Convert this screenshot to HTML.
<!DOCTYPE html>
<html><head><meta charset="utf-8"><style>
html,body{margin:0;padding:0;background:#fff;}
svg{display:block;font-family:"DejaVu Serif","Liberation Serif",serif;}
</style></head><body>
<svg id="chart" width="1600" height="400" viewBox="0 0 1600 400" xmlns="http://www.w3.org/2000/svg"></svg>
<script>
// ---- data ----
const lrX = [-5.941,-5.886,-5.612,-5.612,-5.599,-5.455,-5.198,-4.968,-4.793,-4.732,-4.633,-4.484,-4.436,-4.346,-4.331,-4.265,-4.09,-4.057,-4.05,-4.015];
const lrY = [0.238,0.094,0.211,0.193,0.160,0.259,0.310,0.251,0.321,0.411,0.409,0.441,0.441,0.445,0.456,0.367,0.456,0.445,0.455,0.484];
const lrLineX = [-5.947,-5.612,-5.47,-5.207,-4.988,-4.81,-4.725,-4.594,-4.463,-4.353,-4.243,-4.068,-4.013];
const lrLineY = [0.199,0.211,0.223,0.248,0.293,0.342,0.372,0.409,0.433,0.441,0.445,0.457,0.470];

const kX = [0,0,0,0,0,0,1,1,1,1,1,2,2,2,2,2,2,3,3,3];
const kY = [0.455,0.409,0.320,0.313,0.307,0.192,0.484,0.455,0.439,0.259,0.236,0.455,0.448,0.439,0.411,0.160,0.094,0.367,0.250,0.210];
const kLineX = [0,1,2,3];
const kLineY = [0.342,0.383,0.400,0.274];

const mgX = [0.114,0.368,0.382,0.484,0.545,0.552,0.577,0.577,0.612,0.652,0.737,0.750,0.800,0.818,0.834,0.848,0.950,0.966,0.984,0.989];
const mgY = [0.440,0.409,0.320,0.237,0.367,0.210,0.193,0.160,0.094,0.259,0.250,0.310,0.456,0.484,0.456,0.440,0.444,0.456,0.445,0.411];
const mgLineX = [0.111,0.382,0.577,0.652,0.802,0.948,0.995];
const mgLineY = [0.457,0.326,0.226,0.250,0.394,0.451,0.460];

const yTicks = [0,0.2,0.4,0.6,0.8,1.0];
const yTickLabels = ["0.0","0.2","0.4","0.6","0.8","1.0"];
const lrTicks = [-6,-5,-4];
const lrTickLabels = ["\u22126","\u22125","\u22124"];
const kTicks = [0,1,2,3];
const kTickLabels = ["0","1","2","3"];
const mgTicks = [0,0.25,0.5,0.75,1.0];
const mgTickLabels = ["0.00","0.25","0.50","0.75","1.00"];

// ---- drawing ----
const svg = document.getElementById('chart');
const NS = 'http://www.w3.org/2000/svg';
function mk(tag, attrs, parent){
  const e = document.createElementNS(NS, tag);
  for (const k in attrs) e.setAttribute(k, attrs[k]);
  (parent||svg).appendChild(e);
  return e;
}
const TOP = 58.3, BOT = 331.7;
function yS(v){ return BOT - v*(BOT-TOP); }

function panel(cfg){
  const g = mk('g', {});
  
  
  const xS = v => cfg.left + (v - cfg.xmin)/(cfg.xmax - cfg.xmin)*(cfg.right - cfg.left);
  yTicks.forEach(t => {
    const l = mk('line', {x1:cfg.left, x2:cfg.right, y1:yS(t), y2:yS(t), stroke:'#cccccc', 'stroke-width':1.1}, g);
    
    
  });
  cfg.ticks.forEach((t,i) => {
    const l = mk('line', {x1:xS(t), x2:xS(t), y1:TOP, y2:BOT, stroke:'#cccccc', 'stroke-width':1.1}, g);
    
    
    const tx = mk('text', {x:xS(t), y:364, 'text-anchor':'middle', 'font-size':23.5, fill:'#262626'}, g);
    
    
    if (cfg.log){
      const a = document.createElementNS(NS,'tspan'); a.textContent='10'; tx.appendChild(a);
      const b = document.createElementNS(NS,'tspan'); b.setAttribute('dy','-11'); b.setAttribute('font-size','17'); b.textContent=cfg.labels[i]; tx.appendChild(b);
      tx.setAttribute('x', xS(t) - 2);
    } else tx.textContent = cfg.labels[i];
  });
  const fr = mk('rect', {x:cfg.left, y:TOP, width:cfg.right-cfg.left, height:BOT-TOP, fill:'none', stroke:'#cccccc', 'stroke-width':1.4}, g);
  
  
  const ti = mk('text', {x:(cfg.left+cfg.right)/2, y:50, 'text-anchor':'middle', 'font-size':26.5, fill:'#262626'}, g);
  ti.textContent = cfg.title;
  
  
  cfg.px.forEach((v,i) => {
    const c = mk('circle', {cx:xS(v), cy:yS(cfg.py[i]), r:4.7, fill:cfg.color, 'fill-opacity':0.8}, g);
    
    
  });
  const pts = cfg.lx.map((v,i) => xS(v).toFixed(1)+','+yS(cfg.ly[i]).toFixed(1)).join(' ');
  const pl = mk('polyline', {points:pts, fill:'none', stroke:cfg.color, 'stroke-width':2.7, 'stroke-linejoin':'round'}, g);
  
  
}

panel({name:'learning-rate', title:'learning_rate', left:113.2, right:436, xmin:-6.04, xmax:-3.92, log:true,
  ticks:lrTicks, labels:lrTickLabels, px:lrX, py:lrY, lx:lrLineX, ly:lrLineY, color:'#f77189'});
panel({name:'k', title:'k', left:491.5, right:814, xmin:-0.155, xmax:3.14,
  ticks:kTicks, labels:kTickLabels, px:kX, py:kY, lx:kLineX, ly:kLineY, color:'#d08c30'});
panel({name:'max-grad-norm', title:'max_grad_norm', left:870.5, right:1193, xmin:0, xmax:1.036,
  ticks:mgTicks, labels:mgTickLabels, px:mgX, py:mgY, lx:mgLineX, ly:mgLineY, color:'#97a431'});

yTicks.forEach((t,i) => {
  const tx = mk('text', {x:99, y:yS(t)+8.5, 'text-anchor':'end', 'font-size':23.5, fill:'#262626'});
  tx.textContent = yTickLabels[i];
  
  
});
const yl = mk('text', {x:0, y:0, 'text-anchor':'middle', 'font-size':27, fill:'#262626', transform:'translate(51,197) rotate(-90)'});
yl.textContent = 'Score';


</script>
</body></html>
########
AIM OF THE EXERCISE - Write out the full listing exactly as given.

SOLUTION TO THE EXERCISE -
Convert this screenshot to HTML.
<!DOCTYPE html>
<html><head><meta charset="utf-8"><style>
html,body{margin:0;padding:0;background:#fff;}
svg{display:block;font-family:"DejaVu Serif","Liberation Serif",serif;}
</style></head><body>
<svg id="chart" width="1600" height="400" viewBox="0 0 1600 400" xmlns="http://www.w3.org/2000/svg"></svg>
<script>
// ---- data ----
const lrX = [-5.941,-5.886,-5.612,-5.612,-5.599,-5.455,-5.198,-4.968,-4.793,-4.732,-4.633,-4.484,-4.436,-4.346,-4.331,-4.265,-4.09,-4.057,-4.05,-4.015];
const lrY = [0.238,0.094,0.211,0.193,0.160,0.259,0.310,0.251,0.321,0.411,0.409,0.441,0.441,0.445,0.456,0.367,0.456,0.445,0.455,0.484];
const lrLineX = [-5.947,-5.612,-5.47,-5.207,-4.988,-4.81,-4.725,-4.594,-4.463,-4.353,-4.243,-4.068,-4.013];
const lrLineY = [0.199,0.211,0.223,0.248,0.293,0.342,0.372,0.409,0.433,0.441,0.445,0.457,0.470];

const kX = [0,0,0,0,0,0,1,1,1,1,1,2,2,2,2,2,2,3,3,3];
const kY = [0.455,0.409,0.320,0.313,0.307,0.192,0.484,0.455,0.439,0.259,0.236,0.455,0.448,0.439,0.411,0.160,0.094,0.367,0.250,0.210];
const kLineX = [0,1,2,3];
const kLineY = [0.342,0.383,0.400,0.274];

const mgX = [0.114,0.368,0.382,0.484,0.545,0.552,0.577,0.577,0.612,0.652,0.737,0.750,0.800,0.818,0.834,0.848,0.950,0.966,0.984,0.989];
const mgY = [0.440,0.409,0.320,0.237,0.367,0.210,0.193,0.160,0.094,0.259,0.250,0.310,0.456,0.484,0.456,0.440,0.444,0.456,0.445,0.411];
const mgLineX = [0.111,0.382,0.577,0.652,0.802,0.948,0.995];
const mgLineY = [0.457,0.326,0.226,0.250,0.394,0.451,0.460];

const yTicks = [0,0.2,0.4,0.6,0.8,1.0];
const yTickLabels = ["0.0","0.2","0.4","0.6","0.8","1.0"];
const lrTicks = [-6,-5,-4];
const lrTickLabels = ["\u22126","\u22125","\u22124"];
const kTicks = [0,1,2,3];
const kTickLabels = ["0","1","2","3"];
const mgTicks = [0,0.25,0.5,0.75,1.0];
const mgTickLabels = ["0.00","0.25","0.50","0.75","1.00"];

// ---- drawing ----
const svg = document.getElementById('chart');
const NS = 'http://www.w3.org/2000/svg';
function mk(tag, attrs, parent){
  const e = document.createElementNS(NS, tag);
  for (const k in attrs) e.setAttribute(k, attrs[k]);
  (parent||svg).appendChild(e);
  return e;
}
const TOP = 58.3, BOT = 331.7;
function yS(v){ return BOT - v*(BOT-TOP); }

function panel(cfg){
  const g = mk('g', {});
  
  
  const xS = v => cfg.left + (v - cfg.xmin)/(cfg.xmax - cfg.xmin)*(cfg.right - cfg.left);
  yTicks.forEach(t => {
    const l = mk('line', {x1:cfg.left, x2:cfg.right, y1:yS(t), y2:yS(t), stroke:'#cccccc', 'stroke-width':1.1}, g);
    
    
  });
  cfg.ticks.forEach((t,i) => {
    const l = mk('line', {x1:xS(t), x2:xS(t), y1:TOP, y2:BOT, stroke:'#cccccc', 'stroke-width':1.1}, g);
    
    
    const tx = mk('text', {x:xS(t), y:364, 'text-anchor':'middle', 'font-size':23.5, fill:'#262626'}, g);
    
    
    if (cfg.log){
      const a = document.createElementNS(NS,'tspan'); a.textContent='10'; tx.appendChild(a);
      const b = document.createElementNS(NS,'tspan'); b.setAttribute('dy','-11'); b.setAttribute('font-size','17'); b.textContent=cfg.labels[i]; tx.appendChild(b);
      tx.setAttribute('x', xS(t) - 2);
    } else tx.textContent = cfg.labels[i];
  });
  const fr = mk('rect', {x:cfg.left, y:TOP, width:cfg.right-cfg.left, height:BOT-TOP, fill:'none', stroke:'#cccccc', 'stroke-width':1.4}, g);
  
  
  const ti = mk('text', {x:(cfg.left+cfg.right)/2, y:50, 'text-anchor':'middle', 'font-size':26.5, fill:'#262626'}, g);
  ti.textContent = cfg.title;
  
  
  cfg.px.forEach((v,i) => {
    const c = mk('circle', {cx:xS(v), cy:yS(cfg.py[i]), r:4.7, fill:cfg.color, 'fill-opacity':0.8}, g);
    
    
  });
  const pts = cfg.lx.map((v,i) => xS(v).toFixed(1)+','+yS(cfg.ly[i]).toFixed(1)).join(' ');
  const pl = mk('polyline', {points:pts, fill:'none', stroke:cfg.color, 'stroke-width':2.7, 'stroke-linejoin':'round'}, g);
  
  
}

panel({name:'learning-rate', title:'learning_rate', left:113.2, right:436, xmin:-6.04, xmax:-3.92, log:true,
  ticks:lrTicks, labels:lrTickLabels, px:lrX, py:lrY, lx:lrLineX, ly:lrLineY, color:'#f77189'});
panel({name:'k', title:'k', left:491.5, right:814, xmin:-0.155, xmax:3.14,
  ticks:kTicks, labels:kTickLabels, px:kX, py:kY, lx:kLineX, ly:kLineY, color:'#d08c30'});
panel({name:'max-grad-norm', title:'max_grad_norm', left:870.5, right:1193, xmin:0, xmax:1.036,
  ticks:mgTicks, labels:mgTickLabels, px:mgX, py:mgY, lx:mgLineX, ly:mgLineY, color:'#97a431'});

yTicks.forEach((t,i) => {
  const tx = mk('text', {x:99, y:yS(t)+8.5, 'text-anchor':'end', 'font-size':23.5, fill:'#262626'});
  tx.textContent = yTickLabels[i];
  
  
});
const yl = mk('text', {x:0, y:0, 'text-anchor':'middle', 'font-size':27, fill:'#262626', transform:'translate(51,197) rotate(-90)'});
yl.textContent = 'Score';


</script>
</body></html>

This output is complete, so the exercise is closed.